Where No Words Break New Poems and Past

Where No Words Break consists mostly of new poems and spindrift verses since 1973. These play variations upon three interlocking themes: mind, language, poetry; self, love, family; and people, country, God. For any writer, no historical language, be that English or Filipino, is a given: rather, it is forged in that word’s triple sense: to form or shape, to mime or simulate, and to advance, to forge ahead. The ground of language is first only broken, as the Latin word versus (which signifies “furrows”) suggests. For the meanings of our words (whatever the language) do not arise so much from the differential play among them (where the words only read one another) as from lives lived as imagined through a people’s history and culture. Thus, the poet’s agon (struggle with his linguistic medium) is a contest for a prize: oneself speaking where no words break. And thus the poet makes his own clearing within the language he adopts—a native clearing where he finds himself and his own people.

About the Author

Gémino H. Abad, University Professor emeritus of literature and creative writing at the University of the Philippines, is a poet, fictionist, and literary critic and historian, with various honors and awards.
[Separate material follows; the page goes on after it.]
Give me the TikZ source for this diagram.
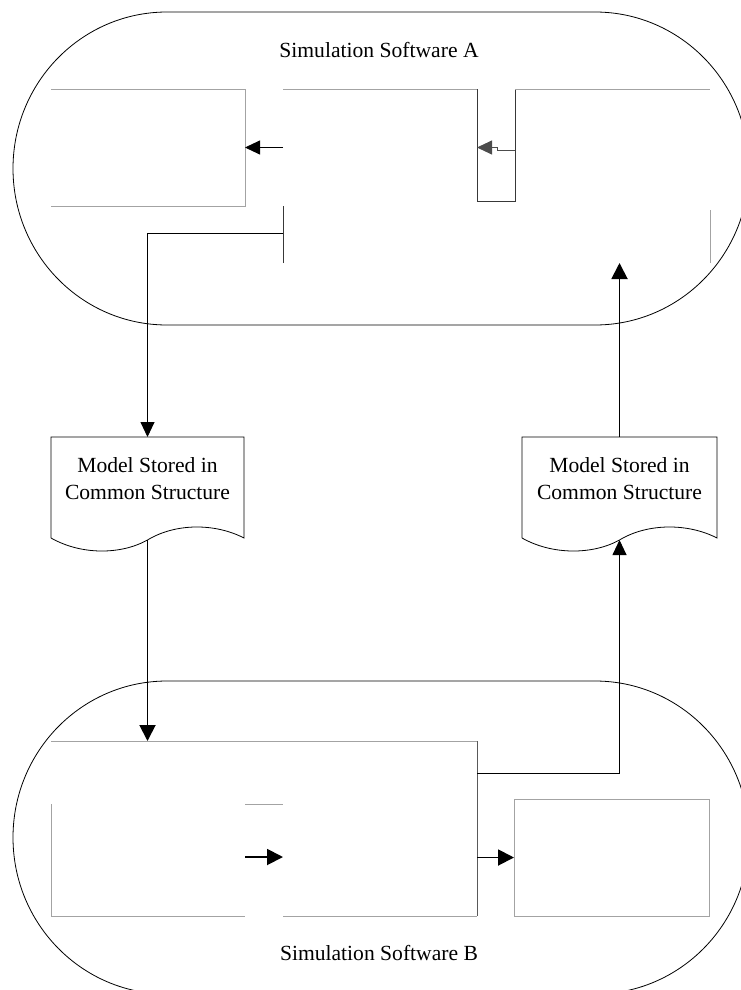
\documentclass[tikz,border=0pt]{standalone}
\usepackage{fontspec}
\setmainfont{Liberation Serif}
\usetikzlibrary{arrows.meta,calc}

% document symbol: flat top, wavy bottom
\newcommand\docoutline[1]{%
  \draw[docline] (#1.south west) -- (#1.north west) -- (#1.north east) -- (#1.south east)
    .. controls +(-29,-15) and +(28,-17) .. ($(#1.south)+(0,2)$)
    .. controls +(-27,15) and +(30,17) .. (#1.south west);}

\begin{document}
\begin{tikzpicture}[x=1pt,y=-1pt,
  stadium/.style={draw=black, line width=0.8pt},
  area/.style={draw=none, inner sep=0pt, outer sep=0pt},
  lightedge/.style={draw=black!36, line width=1pt},
  darkedge/.style={draw=black!78, line width=1pt},
  docline/.style={draw=black, line width=0.8pt},
  doctext/.style={align=center, inner sep=0pt, font=\fontsize{21.6}{27}\selectfont},
  title/.style={inner sep=0pt, font=\fontsize{21.6}{27}\selectfont},
  conn/.style={draw=black, line width=0.9pt, -{Triangle[length=15pt,width=14pt]}},
  heavy/.style={draw=black, line width=1.9pt, -{Triangle[length=16pt,width=16pt]}}]

\useasboundingbox (0,0) rectangle (740,990);

% the two software enclosures
\draw[stadium] (167,12) -- (595,12)
  arc[start angle=90, end angle=-90, x radius=154pt, y radius=156.5pt]
  -- (167,325)
  arc[start angle=270, end angle=90, x radius=154pt, y radius=156.5pt] -- cycle;
\draw[stadium] (167,681) -- (595,681)
  arc[start angle=90, end angle=-90, x radius=154pt, y radius=156.5pt]
  -- (167,994)
  arc[start angle=270, end angle=90, x radius=154pt, y radius=156.5pt] -- cycle;

\node[title] (titleA) at (379,50) {Simulation Software A};
\node[title] (titleB) at (379,953) {Simulation Software B};

% software A blocks
\node[area, minimum width=194pt, minimum height=117pt] (a1) at (148,147.5) {};
\node[area, minimum width=194pt, minimum height=174pt] (a2) at (380,176) {};
\node[area, minimum width=38pt,  minimum height=112pt] (a3) at (496,145) {};
\node[area, minimum width=195pt, minimum height=174pt] (a4) at (612.5,176) {};
\coordinate (a2out) at (283,233);

\draw[lightedge] (a1.north west) -- (a1.north east) -- (a1.south east) -- (a1.south west);
\draw[lightedge] (a2.north west) -- (a2.north east);
\draw[darkedge] (a2.south west) -- (a2.south west |- a1.south east);
\draw[darkedge] (a3.north west) -- (a3.south west) -- (a3.south east) -- (a3.north east);
\draw[lightedge] (a4.north west) -- (a4.north east);
\draw[lightedge] (a4.south east) -- ++(0,-53);

% shared model files
\node[area, minimum width=193pt, minimum height=101pt] (docL) at (147.5,487.5) {};
\node[area, minimum width=195pt, minimum height=101pt] (docR) at (619.5,487.5) {};
\docoutline{docL}
\docoutline{docR}
\node[doctext] (docLtext) at ([yshift=8.5pt]docL.center) {Model Stored in\\Common Structure};
\node[doctext] (docRtext) at ([yshift=8.5pt]docR.center) {Model Stored in\\Common Structure};

% software B blocks
\node[area, minimum width=426pt, minimum height=175pt] (bbig) at (264,828.5) {};
\node[area, minimum width=194pt, minimum height=112pt] (b1) at (148,860) {};
\node[area, minimum width=194pt, minimum height=112pt] (b2) at (380,860) {};
\node[area, minimum width=195pt, minimum height=117pt] (b3) at (611.5,857.5) {};
\coordinate (b2out) at (477,773);

\draw[lightedge] (bbig.north west) -- (bbig.north east);
\draw[darkedge, draw=black!65] (bbig.north east) -- (bbig.south east);
\draw[lightedge] (b1.north west) -- (b1.south west) -- (b1.south east);
\draw[lightedge] (b1.north east) -- (b2.north west);
\draw[lightedge] (b2.south west) -- (b2.south east);
\draw[lightedge] (b3.north west) rectangle (b3.south east);

% flows inside A
\draw[conn] (a1.east -| a2.west) -- (a1.east);
\draw[conn, draw=black!70] (a3.east |- a1.east) ++(0,2.5) -- ++(-18,0) -- ++(0,-2.5) -- (a3.west |- a1.east);

% A -> file -> B
\draw[conn] (a2out) -| (docL.north);
\draw[heavy] ([yshift=-2pt]docL.south) -- (docL.south |- bbig.north);

% flows inside B
\draw[heavy] ([yshift=3pt]b1.east) -- ([yshift=3pt]b2.west);
\draw[heavy] (b3.west -| b2.east) -- (b3.west);

% B -> file -> A
\draw[conn] (b2out) -| ([yshift=-2pt]docR.south);
\draw[heavy] (docR.north) -- (docR.north |- a4.south);

\end{tikzpicture}
\end{document}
In 2009, he received Italy’s Premio Feronia for his poetry translated into Italian by Gëzim Hajdari and Amoà Fatuiva. All Our Nameable Days (2013) is his ninth poetry collection, and Imagination’s Way: Essays Critical and Personal (2010), his eighth collection of critical essays; he has two collections of short stories, Orion’s Belt (1996) and A Makeshift Sun (2001). He is known also for his three-volume historical anthology of Filipino poetry in English from 1905 to the 1990s—Man of Earth (co-ed., Edna Zapanta Manlapaz, 1989), A Native Clearing (sole editor, 1993), and A Habit of Shores (sole editor, 1999); and a six-volume historical anthology of Filipino short stories in English from 1956 to 2008—Upon Our Own Ground (2008); Underground Spirit (2010); and Hoard of Thunder (2012). He obtained his PhD in English at the University of Chicago in 1970, and continues to teach at UP where he has served as Secretary of the University, Vice-President for Academic Affairs, and Director of the UP Creative Writing Center (now an Institute).